In our house we have a grate in each bedroom and these are always going when we go to bed. Coal is something we get for nothing over here and we can get as much of that as we please. Its altogether different with the grub though. We are near Aldershot and are drawing rations that are allowed the Imperial soldiers Thank the lord I’m not in the Imperial Army. When we move to Bramshot which is very soon, we will be amongst Canadian soldiers again and I beleive the food is much better.

Well we had dinner at Headley about 1.o’clock. The boys would be eating breakfast about that time in Winnipeg as we are something like 6hrs ahead of Wpg. time. I made up my mind to taste a hot cross bun so that is why we went there for dinner.

Well we have these English people beaten when it comes to making pastry, and about here there is very little difference in the prices of articles from those in Canada. I had 1 plate of ham, eggs, 2 cups of coffee, bread and buns at a place behind some church called “the soldiers rest.” This cost each of us ⅕ or about 35¢ a piece. Which is very reasonable around here, and the first square meal Ive had since coming over here.

After dinner we kept on walking in the direction of Grayshot but it looked like rain so we turned back. The scenery everywhere is very pretty and I could walk all day just to look around. Climbing hills through is new to most of us and that is what gets me more than anything else.

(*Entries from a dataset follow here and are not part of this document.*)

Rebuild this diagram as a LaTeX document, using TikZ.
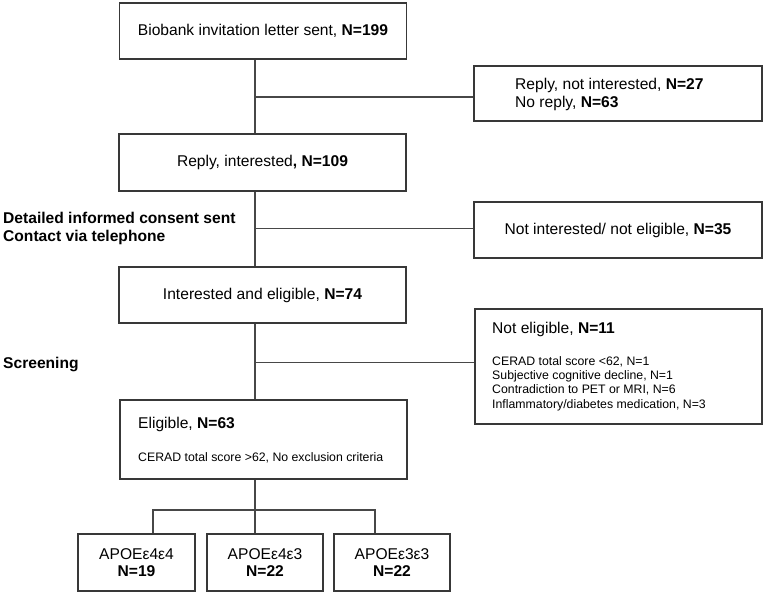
\documentclass[tikz,border=0pt]{standalone}
\usepackage{fontspec}
\setmainfont{Liberation Sans}
\newcommand{\mainsz}{\fontsize{15.6}{18}\selectfont}
\newcommand{\smallsz}{\fontsize{12.3}{14}\selectfont}
\tikzset{
  boxnode/.style={draw=black!78, line width=1.3pt, inner sep=0pt, font=\mainsz, align=center},
  txt/.style={inner sep=0pt, anchor=base west, font=\mainsz},
  smalltxt/.style={inner sep=0pt, anchor=base west, font=\smallsz},
  link/.style={draw=black!72, line width=1.4pt},
}
\begin{document}
\begin{tikzpicture}[x=1pt,y=-1pt]
\useasboundingbox (0,0) rectangle (765,594);
% main column boxes
\node[boxnode, minimum width=287, minimum height=56] (box1) at (263,31) {Biobank invitation letter sent, \textbf{N=199}};
\node[boxnode, minimum width=287, minimum height=57] (box2) at (262.5,162.5) {Reply, interested\textbf{, N=109}};
\node[boxnode, minimum width=287, minimum height=56] (box3) at (262.5,295) {Interested and eligible, \textbf{N=74}};
\node[boxnode, minimum width=287, minimum height=79] (elig) at (263.5,439.5) {};
\node[txt] (eligA) at (138,428.6) {Eligible, \textbf{N=63}};
\node[smalltxt] (eligB) at (138,461.4) {CERAD total score >62, No exclusion criteria};
% side boxes
\node[boxnode, minimum width=288, minimum height=55] (r1) at (618,93.5) {};
\node[txt] (r1a) at (515,89.6) {Reply, not interested, \textbf{N=27}};
\node[txt] (r1b) at (515,107.6) {No reply, \textbf{N=63}};
\node[boxnode, minimum width=288, minimum height=56] (r2) at (618,230) {Not interested/ not eligible, \textbf{N=35}};
\node[boxnode, minimum width=287, minimum height=115] (r3) at (618.5,366.5) {};
\node[txt] (r3a) at (492,333.6) {Not eligible, \textbf{N=11}};
\node[smalltxt] (r3b) at (492,365.4) {CERAD total score <62, N=1};
\node[smalltxt] (r3c) at (492,379.6) {Subjective cognitive decline, N=1};
\node[smalltxt] (r3d) at (492,393.8) {Contradiction to PET or MRI, N=6};
\node[smalltxt] (r3e) at (492,408) {Inflammatory/diabetes medication, N=3};
% APOE boxes
\node[boxnode, minimum width=117, minimum height=57, font={\fontsize{15.6}{16.5}\selectfont}] (ap1) at (136.5,562.5) {APOEε4ε4\\\textbf{N=19}};
\node[boxnode, minimum width=116, minimum height=57, font={\fontsize{15.6}{16.5}\selectfont}] (ap2) at (265,562.5) {APOEε4ε3\\\textbf{N=22}};
\node[boxnode, minimum width=116, minimum height=57, font={\fontsize{15.6}{16.5}\selectfont}] (ap3) at (392,562.5) {APOEε3ε3\\\textbf{N=22}};
% left labels
\node[txt, font=\mainsz\bfseries] (lab1) at (3,223.6) {Detailed informed consent sent};
\node[txt, font=\mainsz\bfseries] (lab2) at (3,241.6) {Contact via telephone};
\node[txt, font=\mainsz\bfseries] (lab3) at (3,368.6) {Screening};
% connectors
\coordinate (tx) at (255,0);
\coordinate (b1) at (255,97);
\coordinate (b2) at (255,228.5);
\coordinate (b3) at (255,362.5);
\coordinate (d1) at (153,510);
\coordinate (d3) at (375,510);
\draw[link] (box1.south -| tx) -- (box2.north -| tx);
\draw[link] (box2.south -| tx) -- (box3.north -| tx);
\draw[link] (box3.south -| tx) -- (elig.north -| tx);
\draw[link] (elig.south -| tx) -- (ap2.north -| tx);
\draw[link] (b1) -- (b1 -| r1.west);
\draw[link] (b2) -- (b2 -| r2.west);
\draw[link] (b3) -- (b3 -| r3.west);
\draw[link] (ap1.north -| d1) -- (d1) -- (d3) -- (ap3.north -| d3);
\end{tikzpicture}
\end{document}
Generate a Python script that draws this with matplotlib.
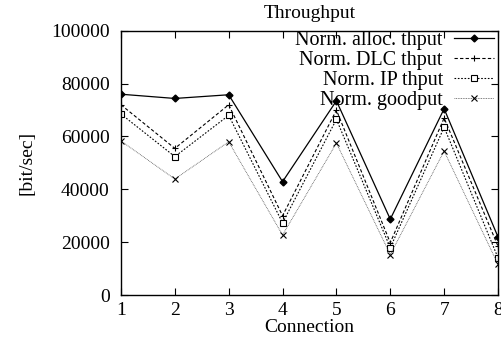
import matplotlib
matplotlib.use('Agg')
import matplotlib.pyplot as plt

# connection index and per-connection throughput [bit/sec]
connections = [1, 2, 3, 4, 5, 6, 7, 8]
alloc_thput = [76000, 74400, 75800, 42900, 73500, 28700, 70500, 22000]
dlc_thput = [72000, 55500, 72000, 30000, 70000, 19800, 67000, 18500]
ip_thput = [68500, 52400, 68000, 27300, 66500, 17900, 63500, 14100]
goodput = [58300, 43900, 58000, 22700, 57500, 15300, 54500, 11600]

labels = ['Norm. alloc. thput', 'Norm. DLC thput', 'Norm. IP thput', 'Norm. goodput']

plt.rcParams['font.family'] = ['Liberation Serif', 'DejaVu Serif']
plt.rcParams['font.size'] = 14

fig = plt.figure(figsize=(5.02, 3.44), dpi=100)
ax = fig.add_axes([0.241, 0.1424, 0.751, 0.768])

ax.plot(connections, alloc_thput, color='black', lw=0.9, marker='D', ms=3.5,
        mfc='black', label=labels[0])
ax.plot(connections, dlc_thput, color='black', lw=0.8, ls=(0, (3, 2)), marker='+',
        ms=5, mew=0.8, label=labels[1])
ax.plot(connections, ip_thput, color='black', lw=0.8, ls=(0, (1.5, 1.5)), marker='s',
        ms=4, mfc='white', mew=0.8, label=labels[2])
ax.plot(connections, goodput, color='#555555', lw=0.6, ls=(0, (1, 1)), marker='x',
        ms=4, mew=0.8, mec='black', label=labels[3])

ax.set_xlim(1, 8)
ax.set_ylim(0, 100000)
ax.set_xticks(connections)
ax.set_yticks(range(0, 100001, 20000))
ax.tick_params(direction='in', top=True, right=True, length=5, width=0.8)
ax.tick_params(axis='x', pad=5)
ax.tick_params(axis='y', pad=8)
for s in ax.spines.values():
    s.set_linewidth(1.0)

ax.set_title('Throughput', fontsize=14, pad=9)
ax.set_xlabel('Connection', labelpad=0)
ax.set_ylabel('[bit/sec]', labelpad=11)

ax.legend(loc='upper right', bbox_to_anchor=(0.99, 1.0), markerfirst=False,
          frameon=False, handlelength=2.0, handletextpad=0.55, labelspacing=0.05,
          borderaxespad=0.0, borderpad=0.0, fontsize=14.5)

plt.savefig('out.png', dpi=100)
plt.close()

An awful lot ride wheels over here. It would surprise you to see the number of ladies, & girls riding about the country. The babies are put on the handle bars. You walk up the hill and coast down, some place almost a mile.

You never saw such a pretty green that seems to be everywhere. Tall big trees, high hedges, and ivy growing everywhere. Old fashioned cottages and mills with their thatched roofs and pretty gardens. I dont wonder Englishmen thinking Canada rather bleak after living about here, Its the damp weather though thats against this country as far as we Canadians are concerned. If they only had Canadian weather over here it would be jake. In the evening I walked to Woolmer another little burg close to camp, but it seems to get dark awful early so I did not remain long. Once the sun gets behind a cloud it sets without us seeing it and you never get such a pretty sunset as out west. As soon as it becomes dust. why everything seems dark. The blinds are all drawn on account of zepplins and no bright lights are aloud to be shown.

Boys returning from London say it is a dark hole at nights and in places you can hardly see your hands in front of your face. We are 47 miles from London and almost due south. I expect to be on leave next week so it may be a week or two before I write again. I am going up with Bert Chalk to his aunts in Upper Holloway N.W. London and expect to put in six day there. Well mother I think I had better ring off, as it is almost supper time,. I hope you and everybody is well at home and can say I have never felt better than I do at present and am enjoying myself here. With love and best regards to all from your loving son.

Larry.

P.S. Mother: Can you send me Saturdays papers. I can’t get news to interest me in these English papers. I heard Charlie Stuart had gone to France last Saturday, but their camp is 8 miles from here & I have not been able to get up there so do not know for sure. I met one of the 44th and he told me this.